**COLLECTED MATERIAL**
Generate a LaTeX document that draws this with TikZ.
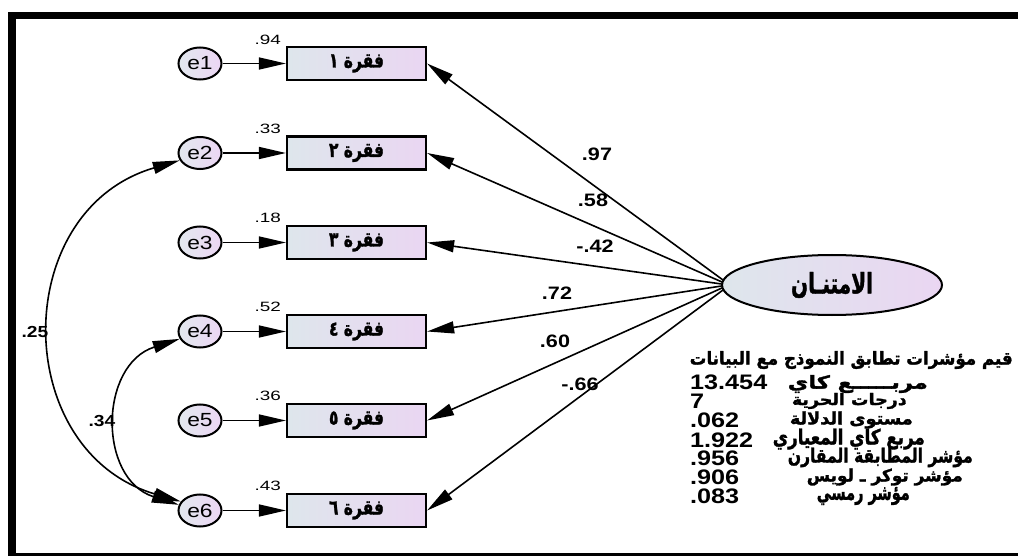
\documentclass[tikz,border=0pt]{standalone}
\usepackage{fontspec}
\usepackage{graphicx}
\setmainfont{Liberation Sans}
\newfontfamily\ar[Script=Arabic, FakeBold=1.6]{DejaVu Sans}
\newfontfamily\lsA{Liberation Sans}[FakeStretch=1.4]
\newfontfamily\lsB{Liberation Sans}[FakeStretch=1.2]
\TeXXeTstate=1
\usetikzlibrary{arrows.meta,shapes.geometric,calc}
\definecolor{boxL}{RGB}{222,230,236}
\definecolor{boxR}{RGB}{234,214,242}
\definecolor{cirL}{RGB}{226,232,238}
\definecolor{cirR}{RGB}{236,214,244}
\newcommand\FW[3]{\resizebox*{#1pt}{#2pt}{\ar\bfseries #3}}
\tikzset{
  itembox/.style={draw, line width=2.2pt, minimum width=139pt, minimum height=33pt,
    inner sep=0pt, left color=boxL, right color=boxR},
  errcirc/.style={ellipse, draw, line width=2pt, minimum width=43pt, minimum height=32pt,
    inner sep=0pt, left color=cirL, right color=cirR, font=\lsB\fontsize{19}{19}\selectfont},
  latent/.style={ellipse, draw, line width=2pt, minimum width=220pt, minimum height=60pt,
    inner sep=0pt, left color=boxL, right color=boxR},
  arr/.style={-{Triangle[length=27pt,width=12pt]}, line width=1.6pt},
  cov/.style={{Triangle[length=27pt,width=12pt]}-{Triangle[length=27pt,width=12pt]}, line width=1.6pt},
  smalllbl/.style={anchor=east, inner sep=0pt, font=\lsA\fontsize{13.5}{13.5}\selectfont},
  loadlbl/.style={inner sep=0pt, font=\lsB\bfseries\fontsize{18}{18}\selectfont},
  covlbl/.style={inner sep=0pt, font=\lsB\bfseries\fontsize{16}{16}\selectfont},
  numlbl/.style={anchor=west, inner sep=0pt, font=\lsB\bfseries\fontsize{21}{21}\selectfont},
  arlbl/.style={anchor=east, inner sep=0pt}
}
\begin{document}
\begin{tikzpicture}[x=1pt,y=-1pt]
\useasboundingbox (0,0) rectangle (1018,556);
\fill[white] (0,0) rectangle (1018,556);
% frame
\fill[black] (8,12) rectangle (1018,19);
\fill[black] (8,12) rectangle (16,556);
\fill[black] (8,553) rectangle (1018,556);

% items
\node[itembox] (b1) at (356.5,63.5) {\FW{55}{18}{\beginR فقرة ١\endR}};
\node[itembox] (b2) at (356.5,153) {\FW{55}{18}{\beginR فقرة ٢\endR}};
\node[itembox] (b3) at (356.5,242.5) {\FW{55}{18}{\beginR فقرة ٣\endR}};
\node[itembox] (b4) at (356.5,331.5) {\FW{55}{18}{\beginR فقرة ٤\endR}};
\node[itembox] (b5) at (356.5,420.5) {\FW{55}{18}{\beginR فقرة ٥\endR}};
\node[itembox] (b6) at (356.5,510.5) {\FW{55}{18}{\beginR فقرة ٦\endR}};

% errors
\node[errcirc] (e1) at (200,63.5) {e1};
\node[errcirc] (e2) at (200,153) {e2};
\node[errcirc] (e3) at (200,242.5) {e3};
\node[errcirc] (e4) at (200,331.5) {e4};
\node[errcirc] (e5) at (200,420.5) {e5};
\node[errcirc] (e6) at (200,510.5) {e6};

% small labels
\node[smalllbl] (r1) at (281,40) {.94};
\node[smalllbl] (r2) at (281,129) {.33};
\node[smalllbl] (r3) at (281,218) {.18};
\node[smalllbl] (r4) at (281,307) {.52};
\node[smalllbl] (r5) at (281,396) {.36};
\node[smalllbl] (r6) at (281,486) {.43};

% latent
\node[latent] (lat) at (832,285) {\FW{82}{26}{\beginR الامتنـان\endR}};

% error arrows
\foreach \i in {1,...,6} { \draw[arr] (e\i) -- (b\i); }

% loadings
\coordinate (s1) at ($(lat.west)+(2,-5)$);
\coordinate (s2) at ($(lat.west)+(1,-3)$);
\coordinate (s3) at ($(lat.west)+(0.5,-1)$);
\coordinate (s4) at ($(lat.west)+(0.5,1)$);
\coordinate (s5) at ($(lat.west)+(1,3)$);
\coordinate (s6) at ($(lat.west)+(2,5)$);
\foreach \i in {1,...,6} { \draw[arr] (s\i) -- (b\i.east); }

\node[loadlbl] (l1) at (597,154) {.97};
\node[loadlbl] (l2) at (593,200) {.58};
\node[loadlbl] (l3) at (595,246) {-.42};
\node[loadlbl] (l4) at (557,293) {.72};
\node[loadlbl] (l5) at (555,341) {.60};
\node[loadlbl] (l6) at (580,384) {-.66};

% covariances
\draw[cov] (e2.200) .. controls +(-171,50) and +(-171,-50) .. (e6.155);
\draw[cov] (e4.200) .. controls +(-81,26) and +(-81,-26) .. (e6.165);
\node[covlbl] (c1) at (35,332) {.25};
\node[covlbl] (c2) at (102,421) {.34};

% fit table
\node[arlbl] (t0) at (1013,360) {\FW{323}{18}{\beginR قيم مؤشرات تطابق النموذج مع البيانات\endR}};
\node[numlbl] (n1) at (690,382) {13.454};
\node[arlbl] (t1) at (928,384) {\FW{140}{18}{\beginR مربـــــع كاي\endR}};
\node[numlbl] (n2) at (690,401.5) {7};
\node[arlbl] (t2) at (907,401) {\FW{115}{16}{\beginR درجات الحرية\endR}};
\node[numlbl] (n3) at (690,420) {.062};
\node[arlbl] (t3) at (913,420) {\FW{123}{17}{\beginR مستوى الدلالة\endR}};
\node[numlbl] (n4) at (690,440) {1.922};
\node[arlbl] (t4) at (925,439) {\FW{152}{21}{\beginR مربع كاي المعياري\endR}};
\node[numlbl] (n5) at (690,458.5) {.956};
\node[arlbl] (t5) at (973,457.5) {\FW{185}{19.5}{\beginR مؤشر المطابقة المقارن\endR}};
\node[numlbl] (n6) at (690,477) {.906};
\node[arlbl] (t6) at (963,477) {\FW{156}{17}{\beginR مؤشر توكر ـ لويس\endR}};
\node[numlbl] (n7) at (690,496.5) {.083};
\node[arlbl] (t7) at (910,496) {\FW{93}{18}{\beginR مؤشر رمسي\endR}};
\end{tikzpicture}
\end{document}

**EXERCISE REQUIREMENTS**
Every line above should be returned exactly; the pictures stay out.

**TASK OUTPUT**
Generate a LaTeX document that draws this with TikZ.
\documentclass[tikz,border=0pt]{standalone}
\usepackage{fontspec}
\usepackage{graphicx}
\setmainfont{Liberation Sans}
\newfontfamily\ar[Script=Arabic, FakeBold=1.6]{DejaVu Sans}
\newfontfamily\lsA{Liberation Sans}[FakeStretch=1.4]
\newfontfamily\lsB{Liberation Sans}[FakeStretch=1.2]
\TeXXeTstate=1
\usetikzlibrary{arrows.meta,shapes.geometric,calc}
\definecolor{boxL}{RGB}{222,230,236}
\definecolor{boxR}{RGB}{234,214,242}
\definecolor{cirL}{RGB}{226,232,238}
\definecolor{cirR}{RGB}{236,214,244}
\newcommand\FW[3]{\resizebox*{#1pt}{#2pt}{\ar\bfseries #3}}
\tikzset{
  itembox/.style={draw, line width=2.2pt, minimum width=139pt, minimum height=33pt,
    inner sep=0pt, left color=boxL, right color=boxR},
  errcirc/.style={ellipse, draw, line width=2pt, minimum width=43pt, minimum height=32pt,
    inner sep=0pt, left color=cirL, right color=cirR, font=\lsB\fontsize{19}{19}\selectfont},
  latent/.style={ellipse, draw, line width=2pt, minimum width=220pt, minimum height=60pt,
    inner sep=0pt, left color=boxL, right color=boxR},
  arr/.style={-{Triangle[length=27pt,width=12pt]}, line width=1.6pt},
  cov/.style={{Triangle[length=27pt,width=12pt]}-{Triangle[length=27pt,width=12pt]}, line width=1.6pt},
  smalllbl/.style={anchor=east, inner sep=0pt, font=\lsA\fontsize{13.5}{13.5}\selectfont},
  loadlbl/.style={inner sep=0pt, font=\lsB\bfseries\fontsize{18}{18}\selectfont},
  covlbl/.style={inner sep=0pt, font=\lsB\bfseries\fontsize{16}{16}\selectfont},
  numlbl/.style={anchor=west, inner sep=0pt, font=\lsB\bfseries\fontsize{21}{21}\selectfont},
  arlbl/.style={anchor=east, inner sep=0pt}
}
\begin{document}
\begin{tikzpicture}[x=1pt,y=-1pt]
\useasboundingbox (0,0) rectangle (1018,556);
\fill[white] (0,0) rectangle (1018,556);
% frame
\fill[black] (8,12) rectangle (1018,19);
\fill[black] (8,12) rectangle (16,556);
\fill[black] (8,553) rectangle (1018,556);

% items
\node[itembox] (b1) at (356.5,63.5) {\FW{55}{18}{\beginR فقرة ١\endR}};
\node[itembox] (b2) at (356.5,153) {\FW{55}{18}{\beginR فقرة ٢\endR}};
\node[itembox] (b3) at (356.5,242.5) {\FW{55}{18}{\beginR فقرة ٣\endR}};
\node[itembox] (b4) at (356.5,331.5) {\FW{55}{18}{\beginR فقرة ٤\endR}};
\node[itembox] (b5) at (356.5,420.5) {\FW{55}{18}{\beginR فقرة ٥\endR}};
\node[itembox] (b6) at (356.5,510.5) {\FW{55}{18}{\beginR فقرة ٦\endR}};

% errors
\node[errcirc] (e1) at (200,63.5) {e1};
\node[errcirc] (e2) at (200,153) {e2};
\node[errcirc] (e3) at (200,242.5) {e3};
\node[errcirc] (e4) at (200,331.5) {e4};
\node[errcirc] (e5) at (200,420.5) {e5};
\node[errcirc] (e6) at (200,510.5) {e6};

% small labels
\node[smalllbl] (r1) at (281,40) {.94};
\node[smalllbl] (r2) at (281,129) {.33};
\node[smalllbl] (r3) at (281,218) {.18};
\node[smalllbl] (r4) at (281,307) {.52};
\node[smalllbl] (r5) at (281,396) {.36};
\node[smalllbl] (r6) at (281,486) {.43};

% latent
\node[latent] (lat) at (832,285) {\FW{82}{26}{\beginR الامتنـان\endR}};

% error arrows
\foreach \i in {1,...,6} { \draw[arr] (e\i) -- (b\i); }

% loadings
\coordinate (s1) at ($(lat.west)+(2,-5)$);
\coordinate (s2) at ($(lat.west)+(1,-3)$);
\coordinate (s3) at ($(lat.west)+(0.5,-1)$);
\coordinate (s4) at ($(lat.west)+(0.5,1)$);
\coordinate (s5) at ($(lat.west)+(1,3)$);
\coordinate (s6) at ($(lat.west)+(2,5)$);
\foreach \i in {1,...,6} { \draw[arr] (s\i) -- (b\i.east); }

\node[loadlbl] (l1) at (597,154) {.97};
\node[loadlbl] (l2) at (593,200) {.58};
\node[loadlbl] (l3) at (595,246) {-.42};
\node[loadlbl] (l4) at (557,293) {.72};
\node[loadlbl] (l5) at (555,341) {.60};
\node[loadlbl] (l6) at (580,384) {-.66};

% covariances
\draw[cov] (e2.200) .. controls +(-171,50) and +(-171,-50) .. (e6.155);
\draw[cov] (e4.200) .. controls +(-81,26) and +(-81,-26) .. (e6.165);
\node[covlbl] (c1) at (35,332) {.25};
\node[covlbl] (c2) at (102,421) {.34};

% fit table
\node[arlbl] (t0) at (1013,360) {\FW{323}{18}{\beginR قيم مؤشرات تطابق النموذج مع البيانات\endR}};
\node[numlbl] (n1) at (690,382) {13.454};
\node[arlbl] (t1) at (928,384) {\FW{140}{18}{\beginR مربـــــع كاي\endR}};
\node[numlbl] (n2) at (690,401.5) {7};
\node[arlbl] (t2) at (907,401) {\FW{115}{16}{\beginR درجات الحرية\endR}};
\node[numlbl] (n3) at (690,420) {.062};
\node[arlbl] (t3) at (913,420) {\FW{123}{17}{\beginR مستوى الدلالة\endR}};
\node[numlbl] (n4) at (690,440) {1.922};
\node[arlbl] (t4) at (925,439) {\FW{152}{21}{\beginR مربع كاي المعياري\endR}};
\node[numlbl] (n5) at (690,458.5) {.956};
\node[arlbl] (t5) at (973,457.5) {\FW{185}{19.5}{\beginR مؤشر المطابقة المقارن\endR}};
\node[numlbl] (n6) at (690,477) {.906};
\node[arlbl] (t6) at (963,477) {\FW{156}{17}{\beginR مؤشر توكر ـ لويس\endR}};
\node[numlbl] (n7) at (690,496.5) {.083};
\node[arlbl] (t7) at (910,496) {\FW{93}{18}{\beginR مؤشر رمسي\endR}};
\end{tikzpicture}
\end{document}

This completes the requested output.